====== RECORDS SHOWN ======
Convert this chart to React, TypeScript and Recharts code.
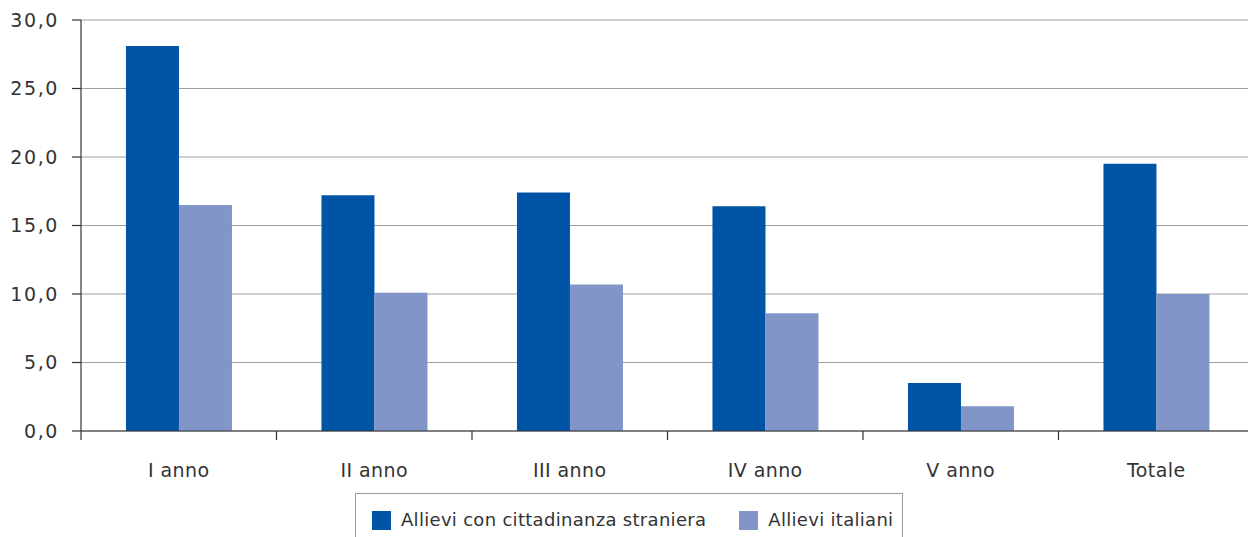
import React from "react";
import { BarChart, Bar, XAxis, YAxis, CartesianGrid, Legend } from "recharts";

const categories = ["I anno", "II anno", "III anno", "IV anno", "V anno", "Totale"];
const stranieri = [28.1, 17.2, 17.4, 16.4, 3.5, 19.5];
const italiani = [16.5, 10.1, 10.7, 8.6, 1.8, 10.0];
const yTicks = [0, 5, 10, 15, 20, 25, 30];
const seriesNames = ["Allievi con cittadinanza straniera", "Allievi italiani"];
const colors = ["#0054A5", "#8295C8"];

const data = categories.map((c, i) => ({ name: c, stranieri: stranieri[i], italiani: italiani[i] }));

const FONT = "'DejaVu Sans', sans-serif";
const TEXT = "#333333";

const XTick = (props: any) => {
  const { x, y, payload, width } = props;
  const half =
    payload && typeof payload.offset === "number" && payload.offset > 0
      ? payload.offset
      : width / categories.length / 2;
  return (
    <g>
      <line x1={x - half} x2={x - half} y1={y} y2={y + 9} stroke="#333" strokeWidth={1.2} />
      <text x={x} y={y + 46} textAnchor="middle" fontSize={19} fontFamily={FONT} fill={TEXT} letterSpacing={0.4}>
        {payload.value}
      </text>
    </g>
  );
};

const YTick = (props: any) => {
  const { x, y, payload } = props;
  return (
    <text x={x} y={y} dy="0.36em" textAnchor="end" fontSize={19} fontFamily={FONT} fill={TEXT} letterSpacing={1.6}>
      {Number(payload.value).toFixed(1).replace(".", ",")}
    </text>
  );
};

const LegendContent = () => (
  <div
    style={{
      boxSizing: "border-box",
      width: 548,
      height: 60,
      border: "1px solid #999",
      display: "flex",
      alignItems: "flex-start",
      paddingTop: 15,
      paddingLeft: 16,
      fontFamily: FONT,
      fontSize: 18,
      letterSpacing: 0.3,
      color: TEXT,
    }}
  >
    {seriesNames.map((n, i) => (
      <div key={n} style={{ display: "flex", alignItems: "center", marginRight: i === 0 ? 33 : 0 }}>
        <span style={{ display: "inline-block", width: 19, height: 19, background: colors[i], marginRight: 10 }} />
        <span style={{ lineHeight: "22px", whiteSpace: "nowrap" }}>{n}</span>
      </div>
    ))}
  </div>
);

export default function App() {
  return (
    <div style={{ width: 1248, height: 537, overflow: "hidden", position: "relative", background: "#fff" }}>
      <style>{`body{margin:0;overflow:hidden;}`}</style>
      <BarChart
        width={1254}
        height={537}
        data={data}
        margin={{ top: 20, right: 0, left: 0, bottom: 76 }}
        barCategoryGap="23%"
        barGap={0}
      >
        <CartesianGrid vertical={false} stroke="#a0a0a0" strokeWidth={1} />
        <XAxis
          dataKey="name"
          height={30}
          tickSize={0}
          tickMargin={0}
          tickLine={false}
          axisLine={{ stroke: "#333", strokeWidth: 1.2 }}
          tick={<XTick />}
          interval={0}
        />
        <YAxis
          width={81}
          domain={[0, 30]}
          ticks={yTicks}
          interval={0}
          tickSize={9}
          tickMargin={13}
          tickLine={{ stroke: "#333", strokeWidth: 1.2 }}
          axisLine={{ stroke: "#333", strokeWidth: 1.2 }}
          tick={<YTick />}
        />
        <Legend
          layout="horizontal"
          verticalAlign="middle"
          align="center"
          wrapperStyle={{ top: 493, left: 355, width: 548, height: 60 }}
          content={<LegendContent />}
        />
        <Bar dataKey="stranieri" name={seriesNames[0]} fill={colors[0]} isAnimationActive={false} />
        <Bar dataKey="italiani" name={seriesNames[1]} fill={colors[1]} isAnimationActive={false} />
      </BarChart>
    </div>
  );
}
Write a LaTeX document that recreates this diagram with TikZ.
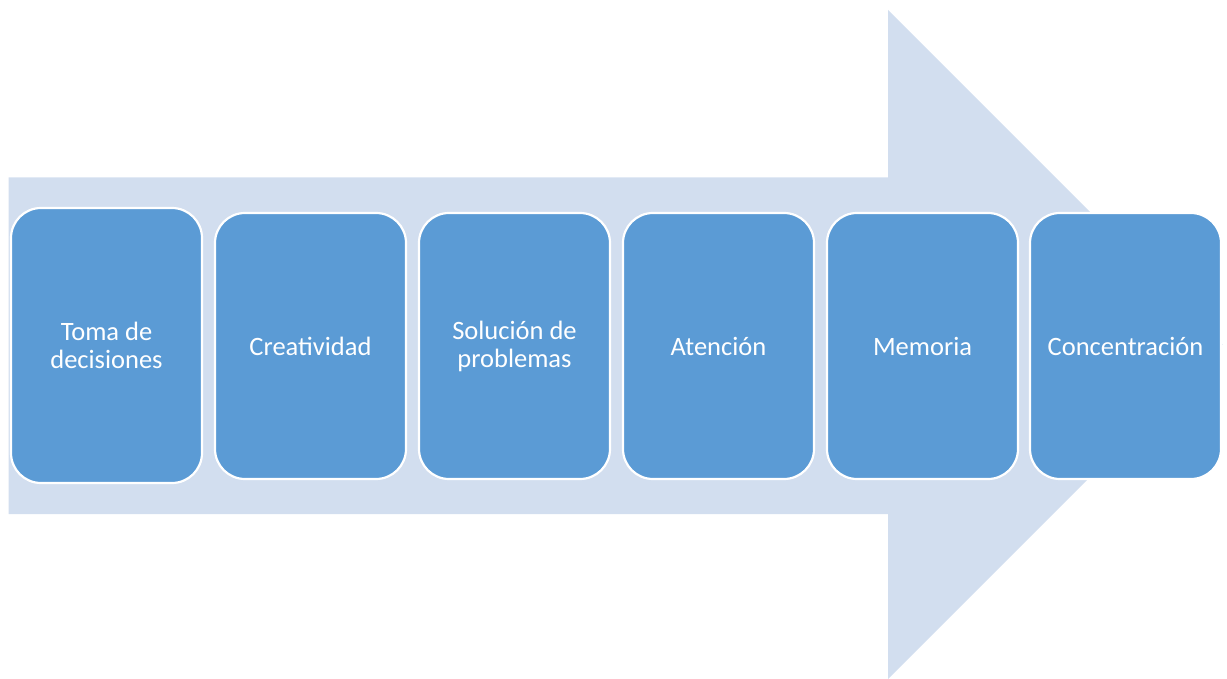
\documentclass[tikz,border=0pt]{standalone}
\usepackage{fontspec}
\setmainfont{Carlito}
\definecolor{arrowc}{HTML}{D2DEEF}
\definecolor{boxc}{HTML}{5B9BD5}
\begin{document}
\begin{tikzpicture}[x=1pt,y=-1pt,
  stepbox/.style={draw=white, line width=2.2pt, fill=boxc, rounded corners=30pt,
    minimum width=191pt, minimum height=266pt, inner sep=0pt,
    text=white, align=center, font=\fontsize{26.5}{28}\selectfont}]
\useasboundingbox (0,0) rectangle (1227,679);
\fill[arrowc] (8.5,177.5) -- (888,177.5) -- (888,10) -- (1222.5,344.5) -- (888,679) -- (888,514) -- (8.5,514) -- cycle;
\node[stepbox, minimum height=275pt] (b1) at (106.5,345.5) {Toma de\\decisiones};
\node[stepbox] (b2) at (310.5,346) {Creatividad};
\node[stepbox] (b3) at (514.5,346) {Solución de\\problemas};
\node[stepbox] (b4) at (718.5,346) {Atención};
\node[stepbox] (b5) at (922.5,346) {Memoria};
\node[stepbox] (b6) at (1125.5,346) {Concentración};
\end{tikzpicture}
\end{document}
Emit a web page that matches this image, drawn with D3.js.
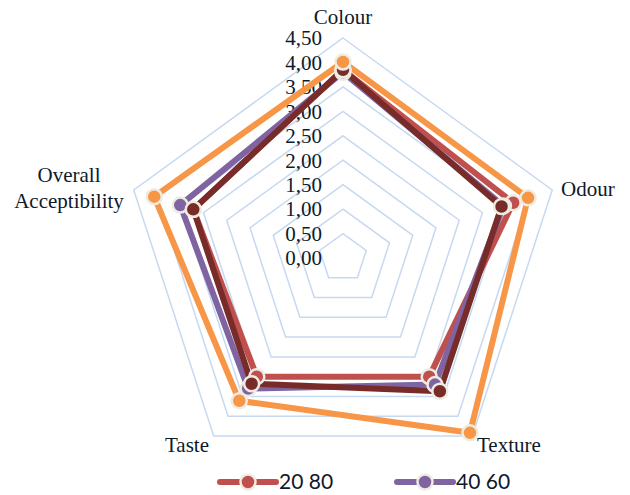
<!DOCTYPE html>
<html>
<head>
<meta charset="utf-8">
<script src="https://cdn.jsdelivr.net/npm/d3@7"></script>
<style>
  body { margin: 0; background: #fff; }
  text { fill: #0d1a2b; }
</style>
</head>
<body>
<div class="radar"></div>
<script>
var axes = ['Colour', 'Odour', 'Texture', 'Taste', 'Overall Acceptibility'];
var ticks = [0, 0.5, 1, 1.5, 2, 2.5, 3, 3.5, 4, 4.5];
var names = ['20 80', '40 60', '60 40', '80 20'];
var colors = ['#c0504d', '#8064a2', '#772c2a', '#f79646'];
var s2080 = [3.85, 3.66, 3.0, 3.0, 3.22];
var s4060 = [3.8, 3.45, 3.2, 3.3, 3.5];
var s6040 = [3.85, 3.41, 3.37, 3.18, 3.22];
var s8020 = [4.01, 3.98, 4.42, 3.61, 4.06];
var series = [s2080, s4060, s6040, s8020];

var cx = 343, cy = 258;
var r = d3.scaleLinear().domain([0, 4.5]).range([0, 220]);
var angle = d3.scaleLinear().domain([0, axes.length]).range([0, 2 * Math.PI]);

function pt(i, v) {
  var a = angle(i);
  return [cx + r(v) * Math.sin(a), cy - r(v) * Math.cos(a)];
}

var svg = d3.select('.radar')
  .append('svg')
  .attr('width', 630)
  .attr('height', 495);

// grid pentagons
svg.selectAll('.grid')
  .data(ticks.slice(1))
  .enter().append('polygon')
  .attr('points', function(t) {
    return axes.map(function(a, i) { return pt(i, t).join(','); }).join(' ');
  })
  .style('fill', 'none')
  .style('stroke', '#c6d9f1')
  .style('stroke-width', 1.5);

// tick labels
svg.selectAll('.tick')
  .data(ticks)
  .enter().append('text')
  .attr('x', cx - 21)
  .attr('y', function(t) { return cy - r(t); })
  .attr('dy', '0.35em')
  .attr('text-anchor', 'end')
  .style('font-family', 'Liberation Serif, Times New Roman, serif')
  .style('font-size', '21px')
  .text(function(t) { return d3.format('.2f')(t).replace('.', ','); });

// series lines
var line = d3.line().curve(d3.curveLinearClosed);
series.forEach(function(s, k) {
  svg.append('path')
    .attr('d', line(s.map(function(v, i) { return pt(i, v); })))
    .style('fill', 'none')
    .style('stroke', colors[k])
    .style('stroke-width', 6)
    .style('stroke-linejoin', 'round');
});
series.forEach(function(s, k) {
  svg.selectAll('.m' + k)
    .data(s)
    .enter().append('circle')
    .attr('cx', function(v, i) { return pt(i, v)[0]; })
    .attr('cy', function(v, i) { return pt(i, v)[1]; })
    .attr('r', 7.5)
    .style('fill', colors[k])
    .style('stroke', '#eeece1')
    .style('stroke-width', 2.5);
});

// axis labels
var font = 'Liberation Serif, Times New Roman, serif';
function label(txt, x, y, anchor) {
  return svg.append('text').text(txt)
    .attr('x', x).attr('y', y)
    .attr('text-anchor', anchor)
    .style('font-family', font)
    .style('font-size', '21px');
}
label(axes[0], cx, 24, 'middle');
label(axes[1], 561, 196, 'start');
label(axes[2], 477, 452, 'start');
label(axes[3], 209, 452, 'end');
label('Overall', 69, 182, 'middle');
label('Acceptibility', 69, 208, 'middle');

// legend (only first two visible)
var legend = svg.selectAll('.legend')
  .data(names.slice(0, 2))
  .enter().append('g')
  .attr('transform', function(d, i) { return 'translate(' + (220 + i * 177) + ',482)'; });
legend.append('line')
  .attr('x1', 0).attr('x2', 56)
  .style('stroke', function(d, i) { return colors[i]; })
  .style('stroke-width', 6)
  .style('stroke-linecap', 'round');
legend.append('circle')
  .attr('cx', 28).attr('r', 7.5)
  .style('fill', function(d, i) { return colors[i]; })
  .style('stroke', '#eeece1')
  .style('stroke-width', 2.5);
legend.append('text')
  .attr('x', 59)
  .attr('dy', '0.35em')
  .style('font-family', 'Lato, Open Sans, sans-serif')
  .style('font-size', '21px')
  .text(function(d) { return d; });
</script>
</body>
</html>
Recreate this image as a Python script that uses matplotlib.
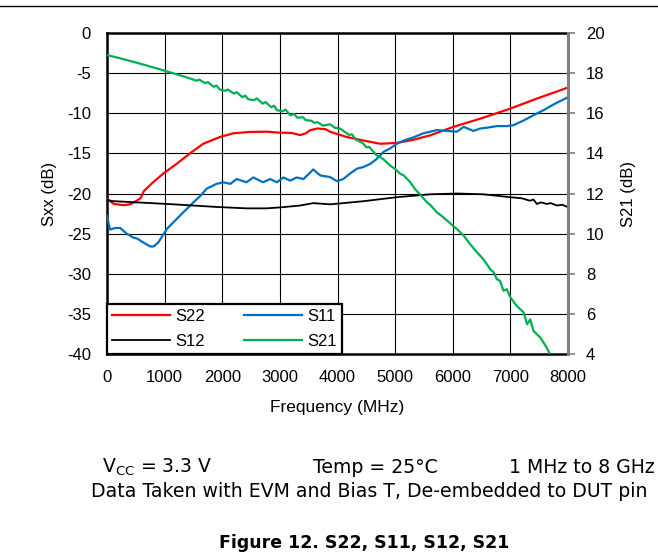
======
PROBLEM STATEMENT: Hand back the exact lines from the start of the entries to the line with "YAxis, CartesianGrid, Legend", both ends kept and pictures left out.

COMPLETED TASK:
Convert this chart to React, TypeScript and Recharts code.
import React from "react";
import { BarChart, Bar, XAxis, YAxis, CartesianGrid, Legend } from "recharts";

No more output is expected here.